Daniel Shafer headshot

Daniel Shafer

Senior Site Reliability Engineer

Professional Summary

Senior Site Reliability Engineer with 15+ years of experience driving operational excellence across Fortune 500 companies including Apple, GoDaddy, and 20th Century Fox. Expert in cloud infrastructure automation, team leadership, and large-scale system optimization. Proven track record of reducing downtime by 90%, leading successful infrastructure migrations, and mentoring high-performing engineering teams.
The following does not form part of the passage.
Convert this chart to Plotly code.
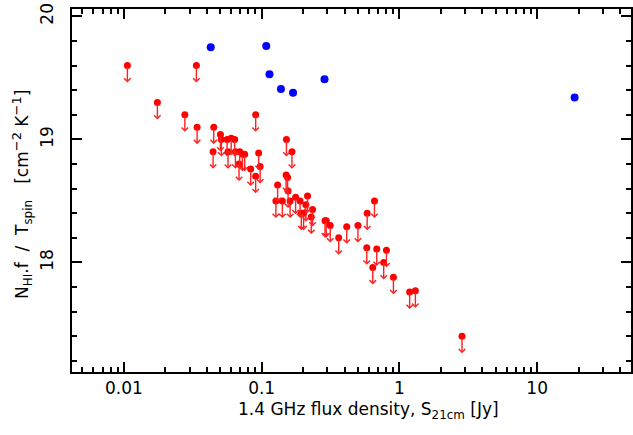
import numpy as np
import plotly.graph_objects as go

# Detections (blue)
det_flux = [0.0427, 0.108, 0.114, 0.138, 0.169, 0.286, 18.7]
det_nhi = [19.75, 19.76, 19.53, 19.41, 19.38, 19.49, 19.34]

# Upper limits (red)
lim_flux = [0.0106, 0.0175, 0.0277, 0.0336, 0.0340, 0.0449, 0.0444, 0.0502, 0.0510, 0.0561,
            0.0601, 0.0637, 0.0570, 0.0645, 0.0693, 0.0725, 0.0753, 0.0685, 0.0832, 0.0905,
            0.0951, 0.0975, 0.0905, 0.1514, 0.1659, 0.1505, 0.1542, 0.1556, 0.1306, 0.1269,
            0.1413, 0.1609, 0.1764, 0.1901, 0.2154, 0.2094, 0.1940, 0.2015, 0.2342, 0.2291,
            0.2884, 0.2943, 0.3147, 0.3625, 0.4145, 0.5000, 0.5834, 0.6594, 0.5796, 0.6847,
            0.8054, 0.7691, 0.6405, 0.9048, 1.187, 1.306, 2.847]
lim_nhi = [19.60, 19.30, 19.20, 19.60, 19.10, 19.10, 18.90, 19.04, 19.00, 19.00,
           19.01, 19.00, 18.90, 18.90, 18.90, 18.88, 18.88, 18.80, 18.76, 19.20,
           18.89, 18.78, 18.70, 19.00, 18.90, 18.71, 18.69, 18.58, 18.63, 18.50,
           18.50, 18.50, 18.53, 18.50, 18.54, 18.47, 18.40, 18.40, 18.43, 18.37,
           18.34, 18.34, 18.30, 18.20, 18.29, 18.30, 18.40, 18.50, 18.12, 18.11,
           18.10, 18.00, 17.96, 17.88, 17.76, 17.77, 17.40]

x_major = [0.01, 0.1, 1, 10]
x_major_text = ["0.01", "0.1", "1", "10"]
x_minor = [m * d for d in [0.001, 0.01, 0.1, 1, 10] for m in range(2, 10)]
y_major = [18, 19, 20]

x_title = "1.4 GHz flux density, S<sub>21cm</sub> [Jy]"
y_title = ("N<sub>HI</sub>.f  /  T<sub>spin</sub>   "
           "[cm<sup><span style='font-size:13px'>−2</span></sup> K<sup><span style='font-size:13px'>−1</span></sup>]")

font = "DejaVu Sans, Liberation Sans, sans-serif"

fig = go.Figure()
fig.add_trace(go.Scatter(x=lim_flux, y=lim_nhi, mode="markers",
                         marker=dict(color="#ff0000", size=7, line=dict(width=0)),
                         showlegend=False, hoverinfo="skip"))
fig.add_trace(go.Scatter(x=det_flux, y=det_nhi, mode="markers",
                         marker=dict(color="#0000ff", size=8, line=dict(width=0)),
                         showlegend=False, hoverinfo="skip"))

ann = []
for xv, yv in zip(lim_flux, lim_nhi):
    ann.append(dict(x=np.log10(xv), y=yv, xref="x", yref="y", text="",
                    showarrow=True, arrowhead=4, arrowsize=0.9, arrowwidth=1.4,
                    arrowcolor="#ff2020", ax=0, ay=-17, yshift=-17))

ann.append(dict(text=x_title, xref="paper", yref="paper", x=0.531, y=-0.105,
                xanchor="center", yanchor="middle", showarrow=False,
                font=dict(size=17)))
ann.append(dict(text=y_title, xref="paper", yref="paper", x=-0.0894, y=0.488,
                xanchor="center", yanchor="middle", showarrow=False, textangle=-90,
                font=dict(size=17)))

fig.update_layout(
    width=633, height=435,
    margin=dict(l=72, r=2, t=9, b=63, autoexpand=False),
    paper_bgcolor="white", plot_bgcolor="white",
    font=dict(family=font, size=17, color="black"),
    annotations=ann,
    xaxis=dict(type="log", range=[np.log10(0.0042), np.log10(48)],
               automargin=False,
               tickmode="array", tickvals=x_major, ticktext=x_major_text,
               ticks="inside", ticklen=10, tickwidth=1.5, tickcolor="black",
               minor=dict(tickmode="array", tickvals=x_minor, ticks="inside",
                          ticklen=5, tickwidth=1.5, tickcolor="black"),
               showline=True, linewidth=2, linecolor="black", mirror="ticks",
               showgrid=False, zeroline=False,
               tickfont=dict(size=17)),
    yaxis=dict(range=[17.11, 20.06], tickmode="array", tickvals=y_major,
               automargin=False, ticklabeloverflow="allow", ticklabelstandoff=10,
               ticks="inside", ticklen=10, tickwidth=1.5, tickcolor="black",
               minor=dict(dtick=0.2, ticks="inside", ticklen=5, tickwidth=1.5,
                          tickcolor="black"),
               showline=True, linewidth=2, linecolor="black", mirror="ticks",
               showgrid=False, zeroline=False, tickangle=-90,
               tickfont=dict(size=17)),
)

fig.write_html("out.html", config={"displayModeBar": False},
               post_script="document.body.style.margin='0';document.body.style.overflow='hidden';")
Specialized in Python development, automation, and implementing monitoring solutions that serve millions of users.

Recognition

Core Skills

  • Monitoring: Prometheus, Grafana, Datadog, Icinga
  • Cloud Platforms: AWS, OpenStack, CloudStack
  • Development: Python, Django, Golang, PHP
  • Automation: Ansible, Chef, Terraform
  • Containerization: Docker, Kubernetes
  • Team Leadership & Performance Management

Professional Experience

Apple logo Apple (ASE Cloud Compute Team)
Site Reliability Engineer (Contract)
Oct 2024 – Mar 2025
  • Enhanced infrastructure monitoring for CloudStack by implementing Apple's internal monitoring tools, improving system visibility and incident response times by 40%.
  • Developed comprehensive documentation and automated onboarding processes, reducing new engineer ramp-up time from 2 weeks to 3 days.
  • Designed and implemented end-to-end testing framework for cloud components, achieving 99.9% deployment success rate and eliminating production incidents.
GoDaddy logo GoDaddy
Supervisor, Site Reliability Engineering
July 2022 – June 2024
  • Led migration of Domains monitoring infrastructure to Prometheus stack, improving system visibility by 60% and reducing alert fatigue.
  • Supervised team of 5 SREs, conducting performance reviews and facilitating professional development with 100% retention rate.
  • Managed sprint planning, daily stand-ups, and Jira board for effective project delivery, achieving 95% on-time completion rate.
Site Reliability Engineer II
July 2020 – July 2022
  • Improved infrastructure performance by analyzing system metrics and implementing optimization strategies, reducing response times by 35%.
  • Automated repetitive tasks for Production Engineering team using Python and Ansible, increasing team efficiency by 50%.
  • Participated in 24/7 on-call rotation ensuring 99.95% uptime and rapid incident response within SLA targets.
A10 Networks logo A10 Networks Inc
Python Developer
Jan 2019 – Dec 2019
  • Developed automated testing environments for OpenStack infrastructure, improving deployment reliability by 85%.
  • Participated in Agile sprint planning and conducted code reviews for high-quality software delivery.
  • Enhanced server reliability through infrastructure automation and monitoring solutions, reducing downtime by 60%.
Kount logo Kount
Site Reliability Engineer
Apr 2018 – Oct 2018
  • Led migration of critical payment processing code from Python 2 to Python 3, ensuring compatibility before EOL while maintaining 99.99% service availability for fraud detection systems.
  • Upgraded fleet of Ubuntu servers to newer LTS versions, implementing security patches and enhancements while ensuring strict PCI compliance for financial transaction processing.
  • Established Python best practices through technical workshops and code reviews, mentoring junior engineers and improving team code quality by standardizing development patterns.
MediaMath logo MediaMath
Site Reliability Engineer
May 2017 – Apr 2018
  • Managed hybrid cloud infrastructure spanning AWS and on-premises data centers, implementing automation with Chef and Ansible that reduced deployment times by 65%.
  • Optimized AWS resource utilization and implemented RI planning strategy, reducing cloud infrastructure costs by 30% while maintaining performance.
  • Established improved monitoring systems with Prometheus/Grafana, enhancing visibility across services and reducing incident response times by 40%.
Previous Positions (2013-2017)
DevOps Engineer • Systems Administrator
Apr 2013 – Apr 2017
  • 20th Century Fox: Managed Linux server infrastructure, automated deployments with Terraform, and established CI/CD pipelines for media processing systems.
  • Mirantis, HP Helion: Maintained OpenStack CI/CD pipelines, developed Python automation tools, and enhanced incident response processes, improving response times by 50%.
  • HostGator: Administered thousands of Linux servers, resolved technical issues, and provided customer support for 50+ daily clients.

Military Experience

US Army logo United States Army
Combat Engineer (12B), Wheeled Mechanic (91B)
Jan 2008 – Oct 2012
  • Deployed to Iraq (2010–2011) in support of Operation Iraqi Freedom and Operation New Dawn.
  • Honorably discharged with multiple commendations including Army Commendation Medal and Combat Action Badge.